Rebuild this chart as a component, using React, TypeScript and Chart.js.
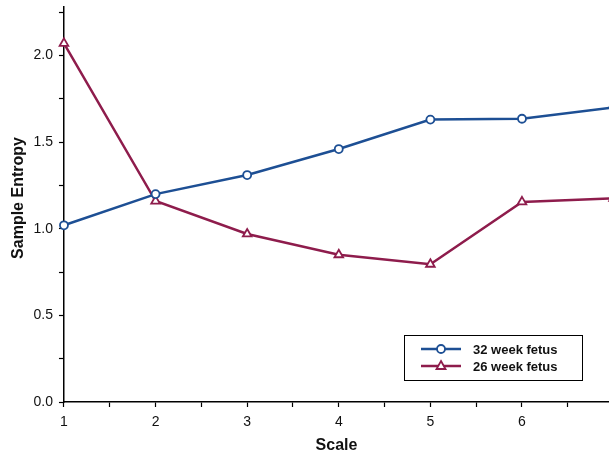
import React, { useEffect, useRef } from "react";
import { Chart, registerables } from "chart.js";

Chart.register(...registerables);

const scales = [1, 2, 3, 4, 5, 6, 7];
const week32 = [1.02, 1.2, 1.31, 1.46, 1.63, 1.635, 1.7];
const week26 = [2.07, 1.16, 0.97, 0.85, 0.795, 1.155, 1.175];
const seriesNames = ["32 week fetus", "26 week fetus"];
const xTicks = [1, 1.5, 2, 2.5, 3, 3.5, 4, 4.5, 5, 5.5, 6, 6.5];
const yTicks = [0, 0.25, 0.5, 0.75, 1, 1.25, 1.5, 1.75, 2, 2.25];
const yTitle = "Sample Entropy";
const xTitle = "Scale";

const BLUE = "#1d4f94";
const RED = "#8e1c4c";
const FONT = "'Liberation Sans', Arial, sans-serif";

const yTitlePlugin = {
  id: "yTitlePlugin",
  afterDraw(chart: any) {
    const ctx = chart.ctx;
    ctx.save();
    ctx.translate(18.5, 198);
    ctx.rotate(-Math.PI / 2);
    ctx.fillStyle = "#111";
    ctx.font = `bold 16px ${FONT}`;
    ctx.textAlign = "center";
    ctx.textBaseline = "middle";
    ctx.fillText(yTitle, 0, 0);
    ctx.restore();
  },
};

const boxLegend = {
  id: "boxLegend",
  afterDraw(chart: any) {
    const ctx = chart.ctx;
    const area = chart.chartArea;
    const x0 = 404;
    const y0 = area.bottom - 67;
    const w = 178;
    const h = 45;
    ctx.save();
    ctx.fillStyle = "#ffffff";
    ctx.fillRect(x0, y0, w, h);
    ctx.strokeStyle = "#000";
    ctx.lineWidth = 1;
    ctx.strokeRect(x0 + 0.5, y0 + 0.5, w, h);
    chart.data.datasets.forEach((ds: any, i: number) => {
      const y = y0 + 14 + i * 17;
      ctx.strokeStyle = ds.borderColor;
      ctx.lineWidth = 2.5;
      ctx.beginPath();
      ctx.moveTo(x0 + 17, y);
      ctx.lineTo(x0 + 57, y);
      ctx.stroke();
      ctx.fillStyle = "#fff";
      ctx.lineWidth = 1.8;
      const cx = x0 + 37;
      ctx.beginPath();
      if (ds.pointStyle === "triangle") {
        ctx.moveTo(cx, y - 5);
        ctx.lineTo(cx + 4.5, y + 3);
        ctx.lineTo(cx - 4.5, y + 3);
        ctx.closePath();
      } else {
        ctx.arc(cx, y, 4, 0, Math.PI * 2);
      }
      ctx.fill();
      ctx.stroke();
      ctx.fillStyle = "#111";
      ctx.font = `bold 13px ${FONT}`;
      ctx.textBaseline = "middle";
      ctx.textAlign = "left";
      ctx.fillText(ds.label, x0 + 69, y + 1);
    });
    ctx.restore();
  },
};

export default function App() {
  const ref = useRef<HTMLCanvasElement>(null);
  useEffect(() => {
    if (!ref.current) return;
    const chart = new Chart(ref.current, {
      type: "line",
      data: {
        datasets: [
          {
            label: seriesNames[0],
            data: scales.map((x, i) => ({ x, y: week32[i] })),
            borderColor: BLUE,
            backgroundColor: "#fff",
            borderWidth: 2.5,
            pointStyle: "circle",
            pointRadius: 4,
            pointBorderWidth: 1.8,
            pointBackgroundColor: "#fff",
            pointBorderColor: BLUE,
            clip: false as any,
          },
          {
            label: seriesNames[1],
            data: scales.map((x, i) => ({ x, y: week26[i] })),
            borderColor: RED,
            backgroundColor: "#fff",
            borderWidth: 2.5,
            pointStyle: "triangle",
            pointRadius: 5,
            pointBorderWidth: 1.8,
            pointBackgroundColor: "#fff",
            pointBorderColor: RED,
            clip: false as any,
          },
        ],
      },
      options: {
        animation: false,
        responsive: false,
        maintainAspectRatio: false,
        layout: { autoPadding: false, padding: { top: 7, right: 0, bottom: 0, left: 27.5 } },
        plugins: { legend: { display: false }, tooltip: { enabled: false } },
        scales: {
          x: {
            type: "linear",
            min: 1,
            max: 6.95,
            afterBuildTicks: (s: any) => {
              s.ticks = xTicks.map((v) => ({ value: v }));
            },
            afterFit: (s: any) => {
              s.paddingLeft = 0;
              s.paddingRight = 0;
            },
            ticks: {
              autoSkip: false,
              maxRotation: 0,
              color: "#111",
              font: { family: FONT, size: 14 },
              padding: 7,
              callback: (v: any) => (Number.isInteger(v) ? String(v) : ""),
            },
            grid: { drawOnChartArea: false, tickLength: 5, color: "#000", tickWidth: 1.2 },
            border: { color: "#000", width: 1.5 },
            title: {
              display: true,
              text: xTitle,
              color: "#111",
              font: { family: FONT, size: 16, weight: "bold" },
              padding: { top: -2, bottom: 0 },
            },
          },
          y: {
            type: "linear",
            min: 0,
            max: 2.28,
            afterBuildTicks: (s: any) => {
              s.ticks = yTicks.map((v) => ({ value: v }));
            },
            afterFit: (s: any) => {
              s.paddingTop = 0;
              s.paddingBottom = 0;
            },
            ticks: {
              autoSkip: false,
              color: "#111",
              font: { family: FONT, size: 14 },
              padding: 6,
              callback: (v: any) => (Math.abs(v * 2 - Math.round(v * 2)) < 1e-6 ? Number(v).toFixed(1) : ""),
            },
            grid: { drawOnChartArea: false, tickLength: 5, color: "#000", tickWidth: 1.2 },
            border: { color: "#000", width: 1.5 },
            title: { display: false },
          },
        },
      },
      plugins: [boxLegend, yTitlePlugin],
    });
    return () => chart.destroy();
  }, []);
  return (
    <div style={{ position: "absolute", left: 0, top: 0, width: 609, height: 455, background: "#fff" }}>
      <canvas ref={ref} width={609} height={455} style={{ display: "block" }} />
    </div>
  );
}
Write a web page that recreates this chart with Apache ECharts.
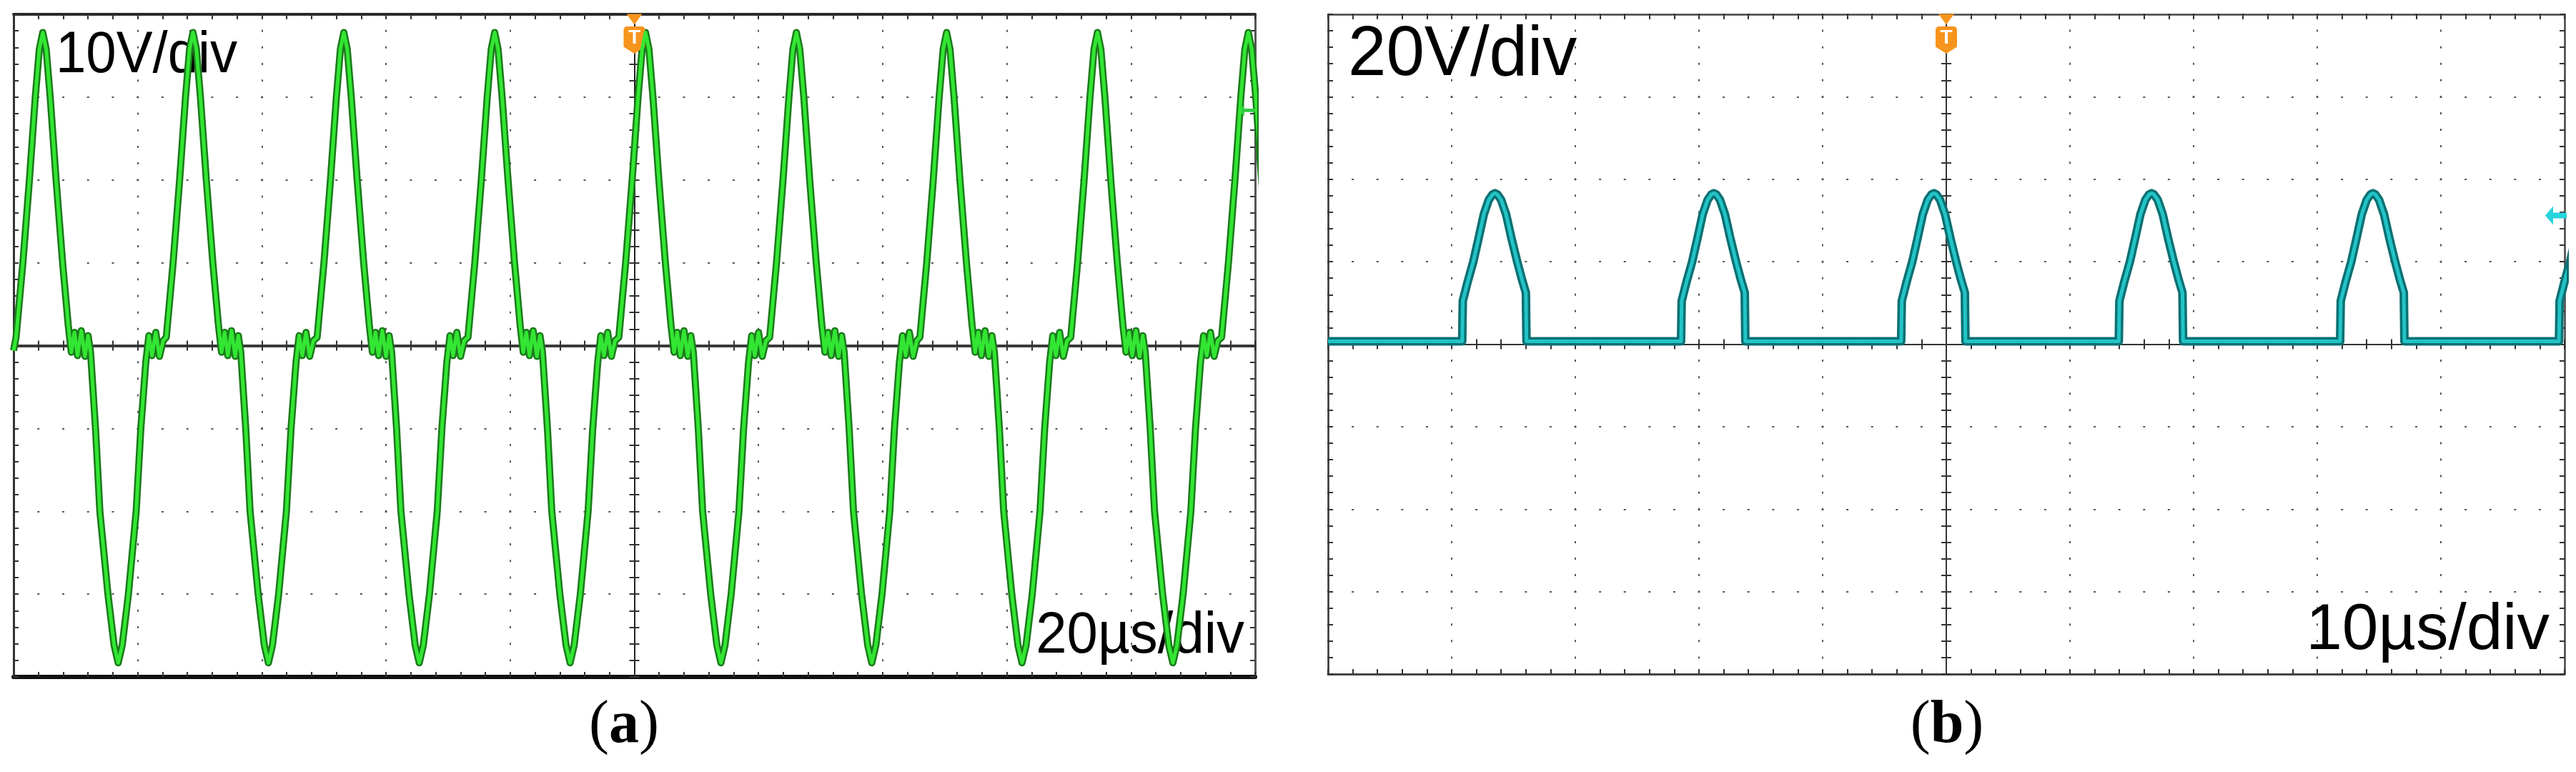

---+---

WHAT THE TASK REQUIRES:
Repeat the records above exactly, from the first line through the line that contains "Chart.register(...registerables);", and leave out the pictures.

ANSWER TO THIS EXERCISE:
Rebuild this chart as a component, using React, TypeScript and Chart.js.
import React, { useEffect, useRef } from "react";
import { Chart, registerables } from "chart.js";

Chart.register(...registerables);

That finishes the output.